Long sleeves are out for Anne Arundel County police officers, who have received word that a policy forcing officers to cover tattoos, body art and branding has been rescinded.
A federal arbitrator has ruled against the Police Department's policy requiring officers to cover body art. The policy was instituted last year by Col. James E. Teare Sr., the Anne Arundel County police chief, who said it was designed to promote professionalism and uniformity of appearance. The decision is binding.
"The public can rest assured that our officers will be the same professionals that they have always been, and they can expect the same protection and service that they have always had," Teare said in a statement released this week to department officials.

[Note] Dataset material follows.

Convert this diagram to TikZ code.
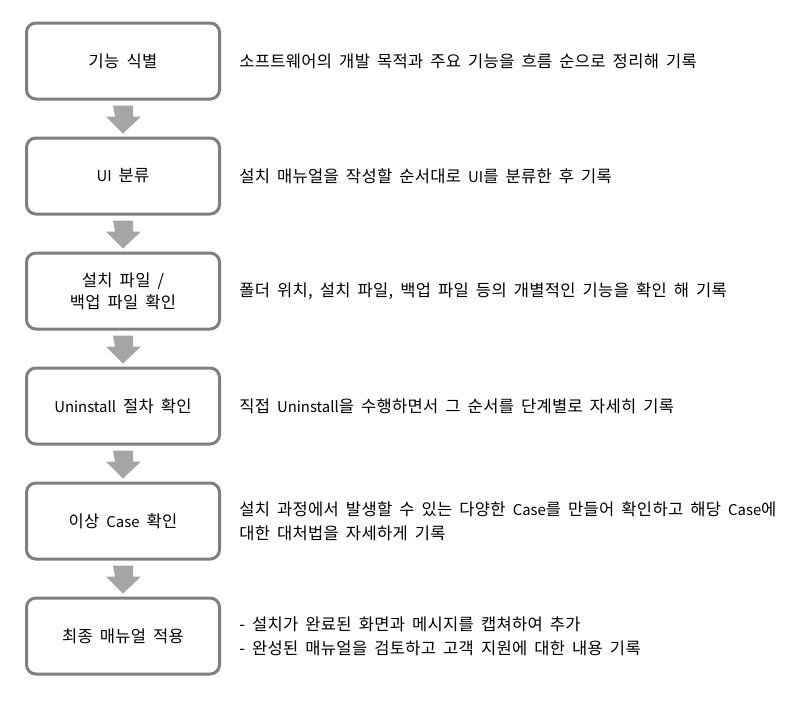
\documentclass[tikz,border=0pt]{standalone}
\usepackage{fontspec}
\setmainfont{Noto Sans CJK KR}[LetterSpace=2, WordSpace=1.75]
\newfontfamily\latf{Noto Sans CJK KR}[Scale=0.9, WordSpace=1.75]
\newcommand{\lat}[1]{{\latf #1}}
\definecolor{boxgray}{HTML}{7F7F7F}
\definecolor{arrgray}{HTML}{A5A5A5}
\newlength{\pxu}
\setlength{\pxu}{0.75pt}
\tikzset{
  stepbox/.style={draw=boxgray, line width=2.25pt, rounded corners=7pt, minimum width=193\pxu, minimum height=76\pxu, align=center, font=\fontsize{12.4pt}{16.5pt}\selectfont, inner sep=0pt},
  desc/.style={anchor=west, align=left, font=\fontsize{12.4pt}{18pt}\selectfont, inner sep=0pt},
  flowarrow/.style={fill=arrgray, draw=none},
}
\begin{document}
\begin{tikzpicture}[x=0.75pt, y=-0.75pt]
\useasboundingbox (0,0) rectangle (803,704);
\foreach \i/\t/\d in {
  1/{기능 식별}/{소프트웨어의 개발 목적과 주요 기능을 흐름 순으로 정리해 기록},
  2/{\lat{UI} 분류}/{설치 매뉴얼을 작성할 순서대로 \lat{UI}를 분류한 후 기록},
  3/{설치 파일 /\\백업 파일 확인}/{폴더 위치, 설치 파일, 백업 파일 등의 개별적인 기능을 확인 해 기록},
  4/{\lat{Uninstall} 절차 확인}/{직접 \lat{Uninstall}을 수행하면서 그 순서를 단계별로 자세히 기록},
  5/{이상 \lat{Case} 확인}/{설치 과정에서 발생할 수 있는 다양한 \lat{Case}를 만들어 확인하고 해당 \lat{Case}에\\대한 대처법을 자세하게 기록},
  6/{최종 매뉴얼 적용}/{- 설치가 완료된 화면과 메시지를 캡쳐하여 추가\\- 완성된 매뉴얼을 검토하고 고객 지원에 대한 내용 기록}} {
  \pgfmathsetmacro{\cy}{61+115*(\i-1)}
  \node[stepbox] (b\i) at (123,\cy) {\t};
  \node[desc] (d\i) at (239,\cy) {\d};
}
\foreach \i in {1,...,5} {
  \path (b\i.south) ++(0,5) coordinate (top\i);
  \fill[flowarrow] (top\i) ++(-10,0) -- ++(20,0) -- ++(0,11) -- ++(8,0) -- ++(-18,17) -- ++(-17,-17) -- ++(9,0) -- cycle;
}
\end{tikzpicture}
\end{document}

The Fraternal Order of Police had filed grievances over the policy with the department, arguing that the policy was unfair and could hamper recruitment. The FOP also said that having to wear long sleeves during hot weather was not only uncomfortable but amounted to a "Scarlet Letter" for some officers. The policy was instituted without notice, the FOP said, and the union did not have time to negotiate over it.
After months of negotiations - achieving only one concession, that spared officers in long-sleeved uniforms from wearing ties - union officials went to a federal arbitrator in January.
"Everybody was kind of standing behind our tattooed brethren," said union President O'Brien Atkinson.
"We are thrilled that the police officers and the duty to bargain prevailed."